The vote is always in your wallet. You just need to decide which side will get it. And going vegan can be fun and joyful as I write in this post here.
Your homework is to write down what drinking milk, eating meat, or consuming any other animal product brings up for you.
How does it make you feel? What do you like about it? Why exactly do you like it?
That way you will be aware of how you crave things that you do not need to get from the animals, therefore, you will be aware of what to look for in vegan-friendly products.
- I loved cheese, I used to eat it every damn day and cheese was my favorite English word. If you watched Spice World, you know why. Now I found the perfect vegan cheese that tastes like the dairy one + it’s unhealthy and full of fat, just what I want on days when I am sad and want to eat my feelings (which is not a solution but we all do it sometimes).

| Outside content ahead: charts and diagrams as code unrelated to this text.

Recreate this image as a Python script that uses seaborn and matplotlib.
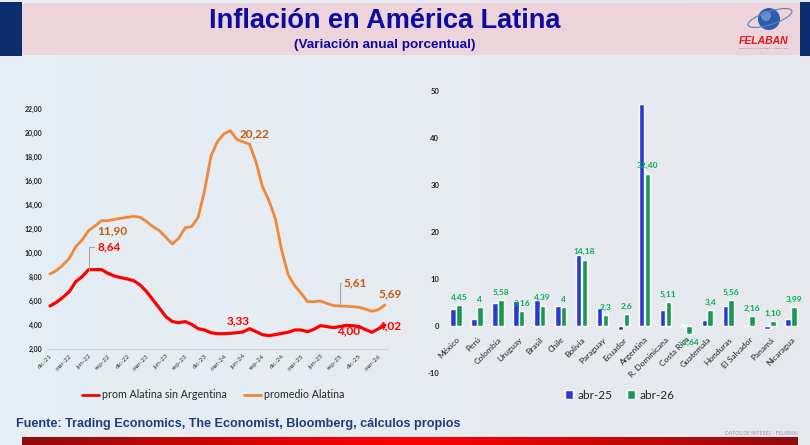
import matplotlib.pyplot as plt
import seaborn as sns
import numpy as np
import pandas as pd
from matplotlib import font_manager
from matplotlib.patches import Rectangle, Circle, Ellipse

# ---- datos panel izquierdo (promedios mensuales) ----
abrev = ["ene", "feb", "mar", "abr", "may", "jun", "jul", "ago", "sep", "oct", "nov", "dic"]
meses = ["dic-21"] + [f"{m}-{a}" for a in ["22", "23", "24", "25"] for m in abrev] + ["ene-26", "feb-26", "mar-26", "abr-26"]

prom_sin_arg = [5.61, 5.92, 6.33, 6.81, 7.64, 8.06, 8.64, 8.64, 8.64, 8.33, 8.11, 7.97, 7.86,
                7.72, 7.36, 6.81, 6.11, 5.42, 4.72, 4.31, 4.22, 4.31, 4.08, 3.72, 3.61,
                3.38, 3.30, 3.30, 3.33, 3.38, 3.45, 3.72, 3.47, 3.22, 3.14, 3.22, 3.33,
                3.42, 3.61, 3.61, 3.47, 3.67, 3.97, 3.89, 3.81, 3.89, 4.00, 3.97, 3.90,
                3.64, 3.42, 3.70, 4.02]
prom_alatina = [8.28, 8.56, 9.03, 9.58, 10.56, 11.11, 11.90, 12.28, 12.72, 12.72, 12.83, 12.92, 13.00,
                13.08, 13.00, 12.64, 12.22, 11.89, 11.33, 10.78, 11.25, 12.14, 12.22, 13.00, 15.20,
                18.10, 19.30, 19.95, 20.22, 19.50, 19.28, 19.10, 17.60, 15.55, 14.40, 12.90, 10.20,
                8.20, 7.30, 6.67, 5.97, 5.97, 6.03, 5.83, 5.65, 5.61, 5.58, 5.55, 5.50,
                5.35, 5.17, 5.30, 5.69]
series_lin = ["prom Alatina sin Argentina", "promedio Alatina"]

# ---- datos panel derecho (por país) ----
paises = ["México", "Perú", "Colombia", "Uruguay", "Brasil", "Chile", "Bolivia", "Paraguay",
          "Ecuador", "Argentina", "R. Dominicana", "Costa Rica", "Guatemala", "Honduras",
          "El Salvador", "Panamá", "Nicaragua"]
abr25 = [3.75, 1.63, 5.02, 5.30, 5.50, 4.40, 15.06, 3.96, -0.70, 47.20, 3.54, 0.35, 1.41, 4.40, 0.0, -0.60, 1.63]
abr26 = [4.45, 4.00, 5.58, 3.16, 4.39, 4.00, 14.18, 2.30, 2.60, 32.40, 5.11, -1.64, 3.40, 5.56, 2.16, 1.10, 3.99]
etiquetas_abr26 = ["4,45", "4", "5,58", "3,16", "4,39", "4", "14,18", "2,3", "2,6", "32,40",
                   "5,11", "-1,64", "3,4", "5,56", "2,16", "1,10", "3,99"]

ROJO = "#FF0000"
NARANJA = "#F0883A"
AZUL = "#0A24EE"
VERDE = "#00B050"

sns.set_style("white")
plt.rcParams["font.family"] = ["Lato", "DejaVu Sans"]
nombres = {f.name for f in font_manager.fontManager.ttflist}
narrow = "Liberation Sans Narrow" if "Liberation Sans Narrow" in nombres else "Liberation Sans"

W, H = 810, 445
fig = plt.figure(figsize=(W / 100, H / 100), dpi=100)

def fx(px):
    return px / W

def fy(py):
    return 1 - py / H

# fondo degradado
bg = fig.add_axes([0, 0, 1, 1], zorder=-10)
gx = np.linspace(0, 1, 200)
c1 = np.array([0.90, 0.935, 0.96])
c2 = np.array([0.905, 0.91, 0.935])
grad = (c1[None, :] * (1 - gx[:, None]) + c2[None, :] * gx[:, None])[None, :, :]
bg.imshow(grad, aspect="auto", extent=[0, 1, 0, 1])
bg.set_xlim(0, 1)
bg.set_ylim(0, 1)
bg.axis("off")

# cabecera
fig.patches.append(Rectangle((fx(22), fy(55)), fx(778), 52 / H, transform=fig.transFigure,
                             facecolor="#EDD3DA", edgecolor="none", zorder=-5))
fig.patches.append(Rectangle((0, fy(56)), fx(22), 54 / H, transform=fig.transFigure,
                             facecolor="#0B2E6E", edgecolor="none", zorder=-5))
fig.patches.append(Rectangle((fx(800), fy(56)), fx(10), 54 / H, transform=fig.transFigure,
                             facecolor="#0B2E6E", edgecolor="none", zorder=-5))
fig.text(fx(385), fy(21), "Inflación en América Latina", ha="center", va="center",
         fontsize=19.5, fontweight="bold", color="#0B0BA0", family=[narrow, "DejaVu Sans"])
fig.text(fx(385), fy(45), "(Variación anual porcentual)", ha="center", va="center",
         fontsize=9.7, fontweight="bold", color="#0B0BA0", family=[narrow, "DejaVu Sans"])

# logo
logo = fig.add_axes([fx(745), fy(36), fx(50), 32 / H])
logo.set_xlim(0, 50)
logo.set_ylim(0, 32)
logo.add_patch(Circle((24, 17), 11, facecolor="#2B5CB0", edgecolor="none"))
logo.add_patch(Circle((21, 20), 5, facecolor="#7FA6DC", edgecolor="none", alpha=0.7))
logo.add_patch(Ellipse((25, 18), 46, 13, angle=18, facecolor="none", edgecolor="#5B7FC2", lw=0.8))
logo.axis("off")
fig.text(fx(764), fy(41), "FELABAN", ha="center", va="center", fontsize=7.5,
         fontweight="bold", style="italic", color="#E3141C", family=["Liberation Sans", "DejaVu Sans"])
fig.text(fx(764), fy(48), "FEDERACIÓN LATINOAMERICANA DE BANCOS", ha="center", va="center",
         fontsize=1.6, color="#777777")

# ---- panel izquierdo ----
ax1 = fig.add_axes([fx(46.8), fy(349.3), fx(341.2), 240 / H])
ax1.patch.set_alpha(0)
idx = list(range(len(meses)))
df_lin = pd.DataFrame({
    "idx": idx + idx,
    "valor": prom_sin_arg + prom_alatina,
    "serie": [series_lin[0]] * len(idx) + [series_lin[1]] * len(idx),
})
sns.lineplot(data=df_lin, x="idx", y="valor", hue="serie", hue_order=series_lin,
             palette=[ROJO, NARANJA], linewidth=2.0, ax=ax1)
ax1.lines[0].set_linewidth(2.3)
ax1.set_xlim(-0.5, len(meses) - 0.5)
ax1.set_ylim(2, 22)
ax1.set_yticks(np.arange(2, 23, 2))
ax1.set_yticklabels([f"{v:.2f}".replace(".", ",") for v in np.arange(2, 23, 2)],
                    fontsize=5, fontweight="bold", color="#222222")
ax1.set_xticks(idx[::3])
ax1.set_xticklabels(meses[::3], rotation=45, ha="right", rotation_mode="anchor",
                    fontsize=4.6, color="#333333")
ax1.tick_params(axis="both", length=0)
ax1.tick_params(axis="y", pad=3)
ax1.tick_params(axis="x", pad=3)
ax1.set_xlabel("")
ax1.set_ylabel("")
for s in ["top", "right", "left"]:
    ax1.spines[s].set_visible(False)
ax1.spines["bottom"].set_color("#D2D2D2")
ax1.spines["bottom"].set_linewidth(0.8)
sns.move_legend(ax1, "center", bbox_to_anchor=(0.487, -0.19), ncol=2, frameon=False,
                title=None, fontsize=7.7, handlelength=1.6, columnspacing=1.6, handletextpad=0.3)

leader = dict(arrowstyle="-", color="#A6A6A6", lw=0.8, shrinkA=0, shrinkB=0,
              connectionstyle="angle,angleA=0,angleB=90,rad=0")
lab_o = dict(color="#C55A11", fontsize=8.5, fontweight="bold", textcoords="offset points")
lab_r = dict(color=ROJO, fontsize=8.5, fontweight="bold", textcoords="offset points")

i = 6
ax1.annotate("11,90", (i, prom_alatina[i]), xytext=(6.5, 0), ha="left", va="center", **lab_o)
ax1.annotate("8,64", (i, prom_sin_arg[i]), xytext=(6.5, 16.5), ha="left", va="center",
             arrowprops=leader, **lab_r)
i = 28
ax1.annotate("20,22", (i, prom_alatina[i]), xytext=(6.5, -2), ha="left", va="center", **lab_o)
i = 45
ax1.annotate("5,61", (i, prom_alatina[i]), xytext=(3, 16.3), ha="left", va="center",
             arrowprops=leader, **lab_o)
i = 52
ax1.annotate("5,69", (i, prom_alatina[i]), xytext=(3.6, 8), ha="center", va="center",
             annotation_clip=False, **lab_o)
i = 29
ax1.annotate("3,33", (i, prom_sin_arg[i]), xytext=(1, 8.3), ha="center", va="center", **lab_r)
i = 46
ax1.annotate("4,00", (i, prom_sin_arg[i]), xytext=(1.5, -4), ha="center", va="center", **lab_r)
i = 52
ax1.annotate("4,02", (i, prom_sin_arg[i]), xytext=(3.6, -0.7), ha="center", va="center",
             annotation_clip=False, **lab_r)

# ---- panel derecho ----
ax2 = fig.add_axes([fx(445.5), fy(373.3), fx(356), 282.3 / H])
ax2.patch.set_alpha(0)
df_bar = pd.DataFrame({
    "pais": paises + paises,
    "valor": abr25 + abr26,
    "serie": ["abr-25"] * len(paises) + ["abr-26"] * len(paises),
})
sns.barplot(data=df_bar, x="pais", y="valor", hue="serie", palette=[AZUL, VERDE],
            width=0.56, gap=0.06, ax=ax2)
ax2.bar_label(ax2.containers[1], labels=etiquetas_abr26, padding=3.2, fontsize=6,
              fontweight="bold", color=VERDE)
ax2.set_xlim(-0.5, len(paises) - 0.5)
ax2.set_ylim(-10, 50)
ax2.set_yticks(np.arange(-10, 51, 10))
ax2.set_yticklabels([str(v) for v in np.arange(-10, 51, 10)], fontsize=5.5,
                    fontweight="bold", color="#222222")
ax2.spines["bottom"].set_position(("data", 0))
for s in ["top", "right", "left", "bottom"]:
    ax2.spines[s].set_visible(False)
ax2.set_xticks(range(len(paises)))
ax2.set_xticklabels(paises, rotation=45, ha="right", rotation_mode="anchor",
                    fontsize=6, color="#222222")
ax2.tick_params(axis="both", length=0)
ax2.tick_params(axis="x", pad=7)
ax2.tick_params(axis="y", pad=4.5)
ax2.set_xlabel("")
ax2.set_ylabel("")
sns.move_legend(ax2, "center", bbox_to_anchor=(0.49, -0.077), ncol=2, frameon=False,
                title=None, fontsize=8.5, handlelength=0.7, handleheight=0.9,
                columnspacing=1.2, handletextpad=0.4)

# ---- pie ----
fig.text(fx(16), fy(424), "Fuente: Trading Economics, The Economist, Bloomberg, cálculos propios",
         ha="left", va="center", fontsize=9.1, fontweight="bold", color="#1F3C7C",
         family=[narrow, "DejaVu Sans"])
fig.text(fx(798), fy(433), "DATOS DE INTERÉS - FELABAN", ha="right", va="center",
         fontsize=3.6, color="#9A9A9A")
barra = fig.add_axes([fx(22), 0, fx(776), 8 / H])
t = np.linspace(-1, 1, 300)
rojo = np.array([1.0, 0.0, 0.0])
oscuro = np.array([0.55, 0.05, 0.05])
mezcla = np.abs(t)[:, None] ** 1.2
barra.imshow((rojo * (1 - mezcla) + oscuro * mezcla)[None, :, :], aspect="auto")
barra.axis("off")

fig.savefig("out.png", dpi=100)
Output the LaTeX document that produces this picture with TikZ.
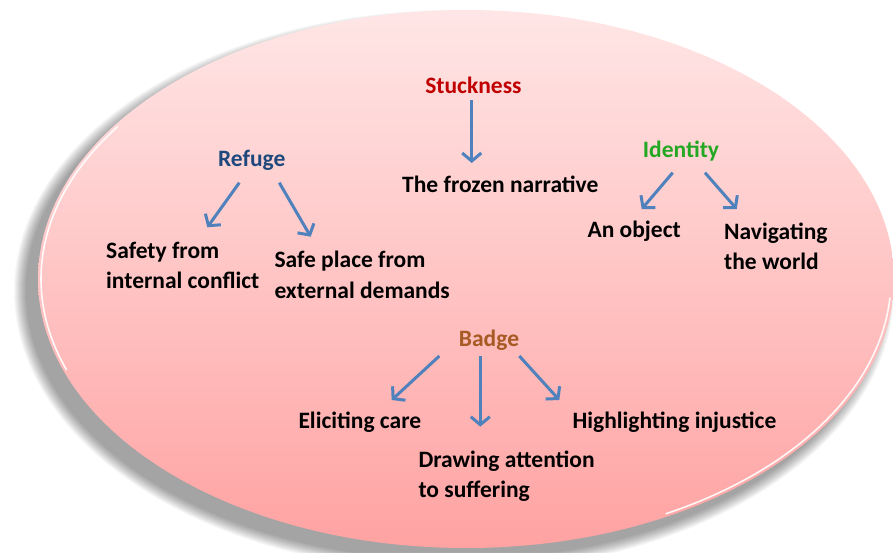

- I also loved milk. When I say I loved, I actually mean that I drank at least 2 litres of milk a day. I was addicted to milk, especially because I loved my cappuccino very much and making it with water just didn’t do. What do I drink now? Almond milk and hazelnut milk, duh.
I found alternatives to animal products that I loved because of how they tasted and how they made me feel.
Okay, I am still looking for a vegan cappuccino and cheese is a luxury that I treat myself with when I am in the city – because the town where I live in doesn’t even sell a god damn tofu-, but I got what I wanted, the texture and the taste.
But I could very well live without it because once you learn about the dairy industry and what is happening to the cows and calves, you will throw up just at the sight of milk. No joke, I actually get physically sick when I see someone drinking milk. It’s gross.